Offset Lithographic (Sheet-fed and Web) Printing for Labels

While more common for commercial printing, offset lithography is also used for certain types of labels, particularly those requiring high-quality graphics and fine detail.

• Process: Offset printing uses a flat plate to transfer ink to a blanket, which then transfers it to the substrate.
• LED UV Benefit: For label applications utilizing offset printing, integrating LED UV curing can provide a very durable and well-cured ink film. This is especially important for labels that might be handled extensively or exposed to various environmental conditions. The fast curing speed enabled by LED UV allows for immediate post-processing and finishing, reducing the time the printed material spends in a state where migration could potentially occur.

Screen Printing for Specialty Labels

Screen printing is known for its ability to lay down thick ink films, making it suitable for durable labels, control panels, and labels requiring special effects.

• Process: Ink is pushed through a mesh screen onto the substrate.
• LED UV Benefit: Thick ink films can sometimes be challenging to cure completely with traditional methods, increasing the risk of migration. LED UV curing, with its ability to penetrate thicker layers (depending on ink formulation and wavelength), can achieve a full cure throughout the ink deposit. This ensures that even in these thicker applications, the ink components are fully locked into the polymer matrix, minimizing migration potential and enhancing the overall durability and safety of the label.
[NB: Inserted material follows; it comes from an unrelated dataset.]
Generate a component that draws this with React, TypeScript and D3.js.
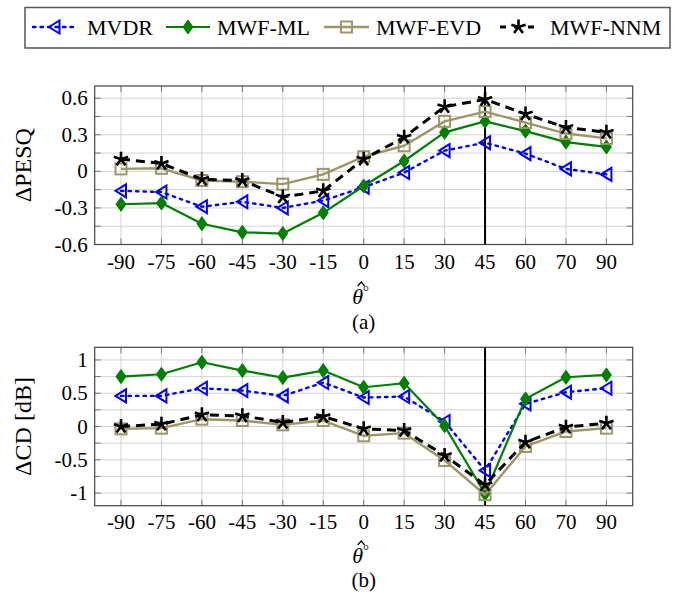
import React from "react";
import * as d3 from "d3";

// angle labels (categorical x)
const angles = ["-90", "-75", "-60", "-45", "-30", "-15", "0", "15", "30", "45", "60", "70", "90"];

// ΔPESQ values
const pesqMVDR = [-0.16, -0.17, -0.29, -0.25, -0.3, -0.24, -0.13, -0.01, 0.17, 0.235, 0.145, 0.02, -0.025];
const pesqML = [-0.27, -0.26, -0.43, -0.5, -0.51, -0.34, -0.12, 0.085, 0.32, 0.41, 0.33, 0.24, 0.2];
const pesqEVD = [0.02, 0.025, -0.075, -0.085, -0.105, -0.025, 0.12, 0.21, 0.41, 0.49, 0.4, 0.31, 0.27];
const pesqNNM = [0.1, 0.065, -0.065, -0.075, -0.21, -0.16, 0.1, 0.28, 0.53, 0.59, 0.47, 0.36, 0.32];

// ΔCD values
const cdMVDR = [0.46, 0.46, 0.575, 0.54, 0.46, 0.66, 0.435, 0.45, 0.075, -0.66, 0.34, 0.515, 0.575];
const cdML = [0.75, 0.785, 0.965, 0.84, 0.735, 0.84, 0.59, 0.65, 0.01, -1.01, 0.415, 0.74, 0.775];
const cdEVD = [-0.035, -0.025, 0.11, 0.09, 0.025, 0.09, -0.14, -0.1, -0.51, -1.025, -0.3, -0.075, -0.025];
const cdNNM = [0, 0.035, 0.175, 0.16, 0.06, 0.15, -0.035, -0.06, -0.435, -0.875, -0.235, -0.01, 0.05];

const pesqTicks = [-0.6, -0.3, 0, 0.3, 0.6];
const pesqTickLabels = ["-0.6", "-0.3", "0", "0.3", "0.6"];
const cdTicks = [-1, -0.5, 0, 0.5, 1];
const cdTickLabels = ["-1", "-0.5", "0", "0.5", "1"];

const seriesNames = ["MVDR", "MWF-ML", "MWF-EVD", "MWF-NNM"];
const markerLine = 45; // vertical line at this angle

const FONT = "Liberation Serif, Times New Roman, Times, DejaVu Serif, serif";
const OLIVE = "#9d9566";

const styles: any = {
  MVDR: { color: "#0000ff", dash: "2.5 5", width: 2.4, cap: "round" },
  "MWF-ML": { color: "#008000", dash: null, width: 2.2, cap: "butt" },
  "MWF-EVD": { color: OLIVE, dash: null, width: 2.4, cap: "butt" },
  "MWF-NNM": { color: "#000000", dash: "9 6", width: 3, cap: "butt" },
};

const Marker = ({ name, x, y }: { name: string; x: number; y: number }) => {
  const c = styles[name].color;
  if (name === "MVDR") {
    return (
      <path
        d={`M${x - 5.5},${y} L${x + 5},${y - 6.5} L${x + 5},${y + 6.5} Z`}
        fill="none"
        stroke={c}
        strokeWidth={2}
        strokeLinejoin="miter"
      />
    );
  }
  if (name === "MWF-ML") {
    return <path d={`M${x},${y - 7} L${x + 5},${y} L${x},${y + 7} L${x - 5},${y} Z`} fill={c} stroke={c} strokeWidth={1} />;
  }
  if (name === "MWF-EVD") {
    return <rect x={x - 5.5} y={y - 5.5} width={11} height={11} fill="none" stroke={c} strokeWidth={2} />;
  }
  // star: five spokes
  const spokes = d3.range(5).map((k) => {
    const a = (-90 + 72 * k) * (Math.PI / 180);
    return `M${x},${y} L${x + 7.5 * Math.cos(a)},${y + 7.5 * Math.sin(a)}`;
  });
  return <path d={spokes.join(" ")} stroke={c} strokeWidth={2.6} fill="none" strokeLinecap="butt" />;
};

const xScale = d3.scaleLinear().domain([-0.65, 12.65]).range([94.7, 632.7]);

const Panel = ({
  top,
  bottom,
  domain,
  gridStep,
  ticks,
  tickLabels,
  data,
  yLabel,
  tickBaseline,
  thetaBaseline,
  capBaseline,
  caption,
}: any) => {
  const yScale = d3.scaleLinear().domain(domain).range([bottom, top]);
  const left = xScale.range()[0];
  const right = xScale.range()[1];
  const gridVals = d3.range(Math.ceil(domain[0] / gridStep - 1e-6), Math.floor(domain[1] / gridStep + 1e-6) + 1).map((k) => k * gridStep);
  const line = d3
    .line<number>()
    .x((_, i) => xScale(i))
    .y((d) => yScale(d));
  const cx = (left + right) / 2;
  const vIdx = angles.indexOf(String(markerLine));

  return (
    <g>
      {/* grid */}
      {gridVals.map((v, i) => (
        <line key={"h" + i} x1={left} x2={right} y1={yScale(v)} y2={yScale(v)} stroke="#d3d3d3" strokeWidth={1} />
      ))}
      {angles.map((a, i) => (
        <line key={"v" + i} x1={xScale(i)} x2={xScale(i)} y1={top} y2={bottom} stroke="#d3d3d3" strokeWidth={1} />
      ))}
      {/* inner tick marks */}
      {gridVals.map((v, i) => (
        <g key={"ht" + i}>
          <line x1={left} x2={left + 6} y1={yScale(v)} y2={yScale(v)} stroke="#777" strokeWidth={1} />
          <line x1={right - 6} x2={right} y1={yScale(v)} y2={yScale(v)} stroke="#777" strokeWidth={1} />
        </g>
      ))}
      {angles.map((a, i) => (
        <g key={"vt" + i}>
          <line x1={xScale(i)} x2={xScale(i)} y1={top} y2={top + 6} stroke="#777" strokeWidth={1} />
          <line x1={xScale(i)} x2={xScale(i)} y1={bottom - 6} y2={bottom} stroke="#777" strokeWidth={1} />
        </g>
      ))}
      {/* vertical marker line */}
      <line x1={xScale(vIdx)} x2={xScale(vIdx)} y1={top} y2={bottom} stroke="#000" strokeWidth={2} />
      {/* frame */}
      <rect x={left} y={top} width={right - left} height={bottom - top} fill="none" stroke="#444" strokeWidth={1.2} />
      {/* series */}
      {seriesNames.map((name, si) => (
        <g key={name}>
          <path
            d={line(data[si]) || ""}
            fill="none"
            stroke={styles[name].color}
            strokeWidth={styles[name].width}
            strokeDasharray={styles[name].dash || undefined}
            strokeLinecap={styles[name].cap}
            strokeLinejoin="round"
          />
          {data[si].map((v: number, i: number) => (
            <Marker key={i} name={name} x={xScale(i)} y={yScale(v)} />
          ))}
        </g>
      ))}
      {/* y tick labels */}
      {ticks.map((t: number, i: number) => (
        <text key={"yl" + i} x={left - 7} y={yScale(t) + 7} textAnchor="end" fontSize={21} fontFamily={FONT}>
          {tickLabels[i]}
        </text>
      ))}
      {/* x tick labels */}
      {angles.map((a, i) => (
        <text key={"xl" + i} x={xScale(i)} y={tickBaseline} textAnchor="middle" fontSize={21} fontFamily={FONT}>
          {a}
        </text>
      ))}
      {/* y label */}
      <text
        transform={`translate(31, ${(top + bottom) / 2}) rotate(-90)`}
        textAnchor="middle"
        fontSize={24}
        fontFamily={FONT}
      >
        {yLabel}
      </text>
      {/* x label: theta hat degree */}
      <text x={cx - 3} y={thetaBaseline} textAnchor="middle" fontSize={22} fontStyle="italic" fontFamily={FONT}>
        θ
        <tspan dy={-8} fontSize={15} fontStyle="normal">
          °
        </tspan>
      </text>
      <path
        d={`M${cx - 6},${thetaBaseline - 18} L${cx - 2.5},${thetaBaseline - 22} L${cx + 1},${thetaBaseline - 18}`}
        fill="none"
        stroke="#000"
        strokeWidth={1.2}
      />
      <text x={cx} y={capBaseline} textAnchor="middle" fontSize={21} fontFamily={FONT}>
        {caption}
      </text>
    </g>
  );
};

const legendItems = [
  { name: "MVDR", x0: 33, x1: 76, tx: 87 },
  { name: "MWF-ML", x0: 166, x1: 210, tx: 217 },
  { name: "MWF-EVD", x0: 324, x1: 369, tx: 376 },
  { name: "MWF-NNM", x0: 500, x1: 537, tx: 550 },
];

const App = () => {
  const legendY = 27;
  return (
    <svg width={680} height={594} style={{ position: "absolute", left: 0, top: 0, background: "#fff" }}>
      <rect x={0} y={0} width={680} height={594} fill="#fff" />
      {/* legend */}
      <rect x={25} y={7.5} width={645} height={40.5} fill="#fff" stroke="#555" strokeWidth={1.5} />
      {legendItems.map((it) => (
        <g key={it.name}>
          <line
            x1={it.x0}
            x2={it.x1}
            y1={legendY}
            y2={legendY}
            stroke={styles[it.name].color}
            strokeWidth={styles[it.name].width}
            strokeDasharray={it.name === "MWF-NNM" ? "6 8" : styles[it.name].dash || undefined}
            strokeLinecap={styles[it.name].cap}
          />
          <Marker name={it.name} x={(it.x0 + it.x1) / 2} y={legendY} />
          <text x={it.tx} y={legendY + 7.5} fontSize={22} fontFamily={FONT}>
            {it.name}
          </text>
        </g>
      ))}
      <Panel
        top={86}
        bottom={244.5}
        domain={[-0.6, 0.7]}
        gridStep={0.15}
        ticks={pesqTicks}
        tickLabels={pesqTickLabels}
        data={[pesqMVDR, pesqML, pesqEVD, pesqNNM]}
        yLabel="ΔPESQ"
        tickBaseline={269}
        thetaBaseline={304}
        capBaseline={329}
        caption="(a)"
      />
      <Panel
        top={347.3}
        bottom={505.7}
        domain={[-1.19, 1.19]}
        gridStep={0.25}
        ticks={cdTicks}
        tickLabels={cdTickLabels}
        data={[cdMVDR, cdML, cdEVD, cdNNM]}
        yLabel="ΔCD [dB]"
        tickBaseline={529}
        thetaBaseline={563}
        capBaseline={587}
        caption="(b)"
      />
    </svg>
  );
};

export default App;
Key Considerations for Implementing LED UV Curing for Migration Control

To effectively leverage LED UV curing for reducing ink migration, several factors need careful consideration:

1. Ink Compatibility: Not all existing UV inks are optimized for LED curing. It is crucial to work with ink manufacturers to select or develop LED-curable inks specifically formulated for the target wavelengths of the chosen LED system. These inks will contain photoinitiators that efficiently absorb the LED emissions.
2. Wavelength Selection: Different LED systems emit UV light in various wavelength bands (e.g., 365 nm, 385 nm, 395 nm, 405 nm). The choice of wavelength should align with the absorption spectrum of the photoinitiators in the selected ink. A mismatch can lead to incomplete curing and increased migration risks.
3. Irradiance and Dose: Irradiance refers to the power density of the UV light delivered to the ink surface, while dose is the total amount of UV energy applied (irradiance multiplied by exposure time). Both need to be sufficient to achieve a complete cure. This often involves selecting appropriate LED units with adequate power output and ensuring the correct web speed or exposure time.
4. Substrate Type: As discussed, the substrate’s properties (porosity, color, thickness) can influence UV light penetration and absorption. Dark or highly absorbent substrates may require higher energy doses or different wavelengths to ensure adequate through cure.
5. Application Requirements: For regulated applications like food packaging, specific migration limits must be met. This often necessitates rigorous testing and certification of the printed materials. Choosing an LED UV curing system as part of a well-controlled printing process is a vital step in achieving compliance.

Conclusion

Reducing ink migration is a paramount concern in the printing industry, especially for labels used in sensitive applications. LED UV curing systems offer a technically superior and environmentally friendly solution. By enabling faster, more efficient, and more complete ink polymerization with reduced thermal impact, LED UV technology fundamentally strengthens the ink film. This enhanced cure minimizes the mobility of ink components, thereby significantly lowering the risk of migration. When implemented with careful consideration of ink compatibility, wavelength selection, and process parameters, LED UV curing systems are an indispensable tool for printers aiming to produce safe, compliant, and high-quality labels.